100 g jar (3.53 oz)
Lead-tin orange is an artificial pigment made by heating lead and tin oxide together and is a reddish hue of lead-tin yellow (type I), which frequently occurs in European painting before the 18th century.
Origin and History
Lead-tin yellow frequently occurs in European painting before the 18th century. The earliest recipes for a yellow pigment from lead and tin was found in the Bolognese manuscript from the first half of the fifteenth century. Old Italian manuscripts make reference to a pigment of pale yellow color called giallolino or giallorino while northern manuscripts use the term massicot (which now designates yellow lead oxide) to describe a pigment prepared from lead and tin.
There are, in fact, two types of lead-tin yellow, designated as types I and II. Type I is lead-tin oxide and is most frequently found on old paintings. Type II is a second variety of lead-tin oxide that may contain free tin oxide and additional silicon. Lead-tin yellow (type I) is prepared by heating a mixture of lead and tin dioxides to a temperature of about 800° C. Warmer hues of yellow appear at lower temperatures and at about 700–800° C., the more reddish-colored hues develop.

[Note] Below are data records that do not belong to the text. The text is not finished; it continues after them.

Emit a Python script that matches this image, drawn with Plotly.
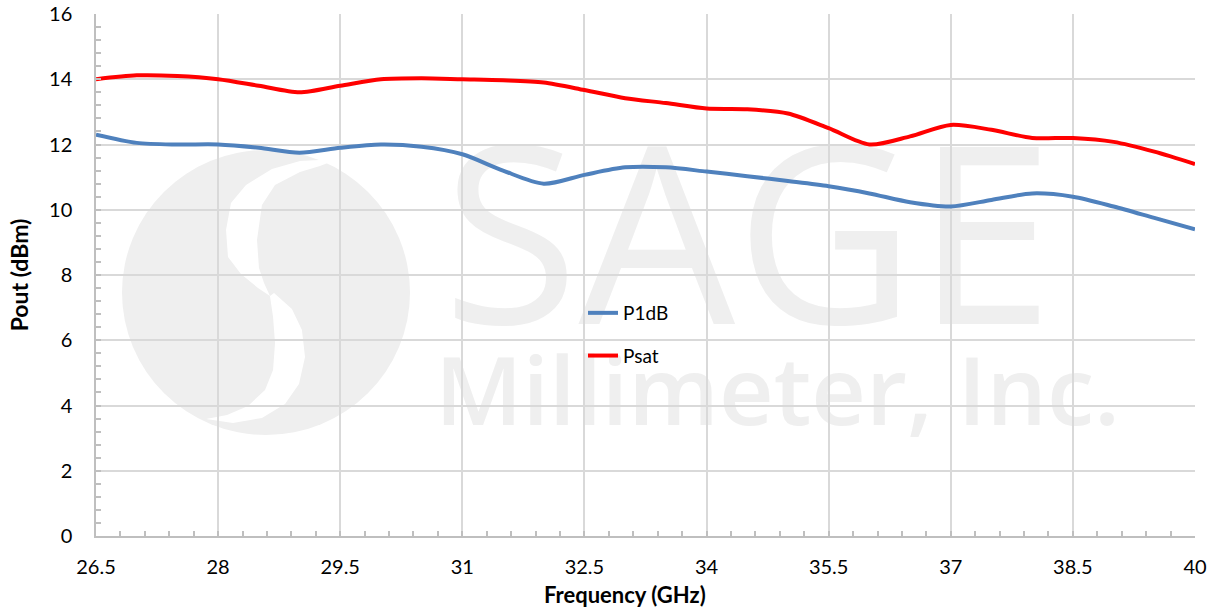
import plotly.graph_objects as go

# ---- data ----
freq_ghz = [26.5, 27, 27.5, 28, 28.5, 29, 29.5, 30, 30.5, 31, 31.5, 32, 32.5, 33,
            33.5, 34, 34.5, 35, 35.5, 36, 36.5, 37, 37.5, 38, 38.5, 39, 39.5, 40]
p1db_dbm = [12.3, 12.05, 12.0, 12.0, 11.9, 11.75, 11.9, 12.0, 11.93, 11.7, 11.2, 10.8,
            11.07, 11.3, 11.3, 11.17, 11.03, 10.88, 10.72, 10.5, 10.23, 10.1, 10.3, 10.5,
            10.4, 10.1, 9.75, 9.4]
psat_dbm = [14.0, 14.12, 14.1, 14.0, 13.8, 13.6, 13.8, 14.0, 14.03, 14.0, 13.97, 13.9,
            13.67, 13.42, 13.27, 13.1, 13.08, 12.95, 12.5, 12.0, 12.25, 12.6, 12.45, 12.2,
            12.2, 12.08, 11.78, 11.4]
series_names = ["P1dB", "Psat"]
x_title = "Frequency (GHz)"
y_title = "Pout (dBm)"
watermark_big = "SAGE"
watermark_small = "Millimeter, Inc."

# ---- geometry (screen pixels; body margin removed by post_script) ----
W, H = 1212, 610
SL, SR, ST, SB = 96, 1195, 14, 536          # plot area
L, R, T, B = SL, SR, ST, SB


def px(xs):
    return (xs - SL) / (SR - SL)


def py(ys):
    return (SB - ys) / (SB - ST)


def poly(points):
    s = "M" + " L".join(f"{px(a):.4f},{py(b):.4f}" for a, b in points)
    return s + " Z"


fig = go.Figure()
colors = ["#4F81BD", "#FF0000"]
for name, vals, col in zip(series_names, [p1db_dbm, psat_dbm], colors):
    fig.add_trace(go.Scatter(
        x=freq_ghz, y=vals, name=name, mode="lines",
        line=dict(color=col, width=4, shape="spline", smoothing=0.8),
        legendgroup=name,
    ))

wm_color = "#EFEFEF"
shapes = []
# logo circle
shapes.append(dict(type="circle", xref="paper", yref="paper", layer="below",
                   x0=px(122), x1=px(410), y0=py(435), y1=py(150),
                   fillcolor=wm_color, line=dict(width=0)))
upper = [(338, 159), (300, 161), (272, 169), (246, 185), (231, 203), (226, 230),
         (228, 257), (241, 274), (258, 288), (270, 296),
         (264, 283), (259, 268), (257, 240), (262, 205), (275, 185), (300, 172),
         (320, 166)]
lower = [(270, 296), (273, 317), (275, 343), (273, 370), (265, 390), (248, 406),
         (227, 415), (206, 419),
         (233, 423), (262, 418), (285, 404), (299, 384), (305, 357), (302, 330),
         (292, 309), (274, 293)]
for p in (upper, lower):
    shapes.append(dict(type="path", xref="paper", yref="paper", layer="below",
                       path=poly(p), fillcolor="white", line=dict(width=0)))
# watermark texts
shapes.append(dict(type="rect", xref="paper", yref="paper", layer="below",
                   x0=px(430), x1=px(1066), y0=py(335), y1=py(155),
                   fillcolor="rgba(0,0,0,0)", line=dict(width=0),
                   label=dict(text=watermark_big, textposition="middle center",
                              font=dict(family="Open Sans", size=248, color=wm_color))))
shapes.append(dict(type="rect", xref="paper", yref="paper", layer="below",
                   x0=px(430), x1=px(1125), y0=py(434), y1=py(356),
                   fillcolor="rgba(0,0,0,0)", line=dict(width=0),
                   label=dict(text=watermark_small, textposition="middle center",
                              font=dict(family="Open Sans", size=95, color=wm_color,
                                        weight=600))))

axis_common = dict(
    showline=True, linecolor="#BFBFBF", linewidth=1.5,
    showgrid=True, gridcolor="#D9D9D9", gridwidth=1.5,
    ticks="inside", ticklen=5, tickcolor="#BFBFBF", tickwidth=1.5,
    zeroline=False, mirror=False, automargin=False, ticklabeloverflow="allow",
    tickfont=dict(family="Lato", size=20, color="#000000"),
)

fig.update_layout(
    width=W, height=H,
    margin=dict(l=L, r=W - R, t=T, b=H - B, pad=0, autoexpand=False),
    paper_bgcolor="white", plot_bgcolor="white",
    shapes=shapes,
    showlegend=True,
    hovermode=False,
    legend=dict(x=px(583), y=py(294), xanchor="left", yanchor="top",
                bgcolor="rgba(0,0,0,0)", borderwidth=0,
                font=dict(family="Lato", size=19, color="#000000"),
                traceorder="grouped", tracegroupgap=15),
    xaxis=dict(range=[26.5, 40], tick0=26.5, dtick=1.5, ticklabelstandoff=12,
               minor=dict(ticks="inside", ticklen=5, tickcolor="#BFBFBF", tickwidth=1.5,
                          tick0=26.5, dtick=0.3, showgrid=False),
               **axis_common),
    yaxis=dict(range=[0, 16], tick0=0, dtick=2, ticklabelstandoff=18,
               minor=dict(ticks="inside", ticklen=5, tickcolor="#BFBFBF", tickwidth=1.5,
                          tick0=0, dtick=0.4, showgrid=False),
               title=dict(text=f"<b>{y_title}</b>", standoff=14,
                          font=dict(family="Lato", size=23, color="#000000")),
               **axis_common),
    annotations=[dict(text=f"<b>{x_title}</b>", xref="paper", yref="paper",
                      x=px(625), y=py(594), xanchor="center", yanchor="middle",
                      showarrow=False,
                      font=dict(family="Lato", size=22, color="#000000"))],
)

fig.write_html("out.html",
               config={"displayModeBar": False},
               post_script="document.body.style.margin='0';"
                           "document.body.style.overflow='hidden';")
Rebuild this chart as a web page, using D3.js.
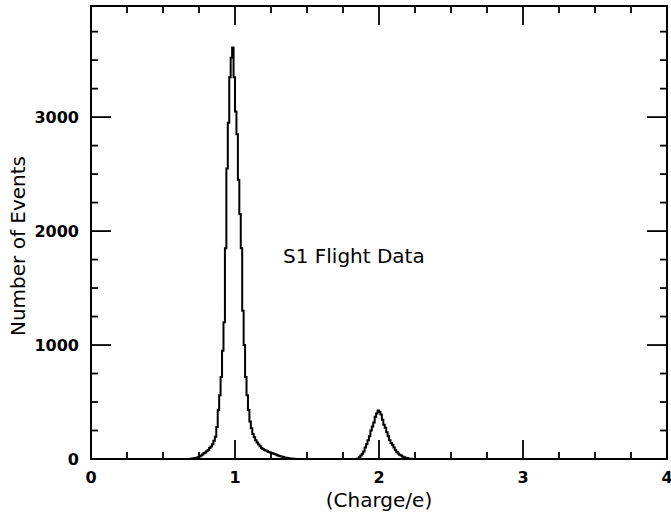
<!DOCTYPE html>
<head>
  <meta charset="utf-8">
  <title>S1 Flight Data</title>
  <script src="https://cdn.jsdelivr.net/npm/d3@7"></script>
  <style>
  body {
    margin: 0;
    background: white;
    font-family: "DejaVu Sans", sans-serif;
  }
  .tick-label {
    font-weight: bold;
    font-size: 16px;
  }
  .title {
    font-size: 20px;
  }
  </style>
</head>
<body>
<script type="text/javascript">
// Histogram data: bin width 0.01 in charge/e, counts
var binWidth = 0.01;

// Z=1 peak, first bin starts at 0.69
var peak1Start = 0.69;
var peak1Counts = [3, 5, 7, 9, 12, 16, 22, 30, 40, 50, 58, 68, 80, 96, 110, 130, 160, 195,
                   280, 430, 560, 720, 950, 1200, 1850, 2550, 2950, 3350, 3520, 3610,
                   3350, 3050, 2850, 2450, 2150, 1850, 1300, 1000, 720, 560, 430, 330, 270,
                   220, 190, 165, 145, 128, 112, 96, 88, 80, 74, 68, 62, 57, 53, 49, 44,
                   39, 34, 29, 25, 21, 17, 14, 11, 9, 7, 5, 4, 3, 2, 1];

// Z=2 peak, first bin starts at 1.85
var peak2Start = 1.85;
var peak2Counts = [5, 15, 30, 45, 65, 100, 130, 165, 200, 250, 285, 320, 370, 400, 425,
                   415, 390, 345, 300, 275, 235, 200, 165, 140, 125, 100, 80, 62, 48, 38,
                   30, 22, 16, 11, 8, 5, 3, 2, 1];

var xTicks = [0, 1, 2, 3, 4];
var yTicks = [0, 1000, 2000, 3000];

var width = 671, height = 517;
// plot frame (note: "top" is reserved on window, so use a margin object)
var frame = {left: 91, right: 667, top: 6, bottom: 459};

var svg = d3.select("body").append("svg")
    .attr("width", width)
    .attr("height", height);

var x = d3.scaleLinear().domain([0, 4]).range([frame.left, frame.right]);
var y = d3.scaleLinear().domain([0, 3975]).range([frame.bottom, frame.top]);

// build the step outline: flat on zero between peaks
function stepPoints(start, counts) {
  var pts = [];
  counts.forEach(function(c, i) { pts.push([start + i * binWidth, c]); });
  pts.push([start + counts.length * binWidth, 0]);
  return pts;
}
var points = [[0, 0]]
    .concat(stepPoints(peak1Start, peak1Counts))
    .concat(stepPoints(peak2Start, peak2Counts))
    .concat([[4, 0]]);

var line = d3.line()
    .x(function(d) { return x(d[0]); })
    .y(function(d) { return y(d[1]); })
    .curve(d3.curveStepAfter);

svg.append("path")
    .datum(points)
    .attr("d", line)
    .attr("fill", "none")
    .attr("stroke", "black")
    .attr("stroke-width", 2);

// frame
svg.append("rect")
    .attr("x", frame.left).attr("y", frame.top)
    .attr("width", frame.right - frame.left).attr("height", frame.bottom - frame.top)
    .attr("fill", "none")
    .attr("stroke", "black")
    .attr("stroke-width", 2);

// ticks on all four sides, pointing inward
var xMinor = d3.range(0, 4.001, 0.25);
var yMinor = d3.range(0, 3975, 250);

function isMajorX(v) { return Math.abs(v - Math.round(v)) < 1e-6; }
function isMajorY(v) { return v % 1000 === 0; }

var ticks = svg.append("g").attr("stroke", "black").attr("stroke-width", 1.8);

xMinor.forEach(function(v) {
  var len = isMajorX(v) ? 19 : 7;
  ticks.append("line").attr("x1", x(v)).attr("x2", x(v))
      .attr("y1", frame.bottom).attr("y2", frame.bottom - len);
  ticks.append("line").attr("x1", x(v)).attr("x2", x(v))
      .attr("y1", frame.top).attr("y2", frame.top + len);
});
yMinor.forEach(function(v) {
  var len = isMajorY(v) ? 20 : 7;
  ticks.append("line").attr("y1", y(v)).attr("y2", y(v))
      .attr("x1", frame.left).attr("x2", frame.left + len);
  ticks.append("line").attr("y1", y(v)).attr("y2", y(v))
      .attr("x1", frame.right).attr("x2", frame.right - len);
});

// tick labels
svg.selectAll(".xlab")
    .data(xTicks)
    .enter().append("text")
    .attr("class", "tick-label")
    .attr("x", function(d) { return x(d); })
    .attr("y", 483)
    .attr("text-anchor", "middle")
    .text(function(d) { return d; });

svg.selectAll(".ylab")
    .data(yTicks)
    .enter().append("text")
    .attr("class", "tick-label")
    .attr("x", 79)
    .attr("y", function(d) { return y(d) + 6; })
    .attr("text-anchor", "end")
    .text(function(d) { return d; });

// titles
svg.append("text")
    .attr("class", "title")
    .attr("x", x(2))
    .attr("y", 507)
    .attr("text-anchor", "middle")
    .text("(Charge/e)");

svg.append("text")
    .attr("class", "title")
    .attr("transform", "translate(25," + 246 + ") rotate(-90)")
    .attr("text-anchor", "middle")
    .text("Number of Events");

svg.append("text")
    .attr("class", "title")
    .attr("x", 283)
    .attr("y", 263)
    .text("S1 Flight Data");
</script>
</body>
</html>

Permanence and Compatibility
Lead-tin orange is not affected by light and is stable under normal atmosphere. Due to the presence of lead it may darken by atmospheric hydrogen sulfide and is therefore more permanent in oil than in watercolor. On paintings, lead-tin yellow (type I) has been found mixed with lead white, vermilion, yellow lakes, ochres, verdigris, indigo and azurite.
Oil Absorption and Grinding
Lead-tin orange absorbs a small amount of oil (16 g oil per 100 g of pigment). It has a strong drying effect on oil paint.
Lead-tin orange contains lead and is rated highly toxic, especially with prolonged ingestion or inhalation. Utmost care should be used in handling the dry powder pigment to avoid breathing the dust. It is only moderately toxic in contact with the skin.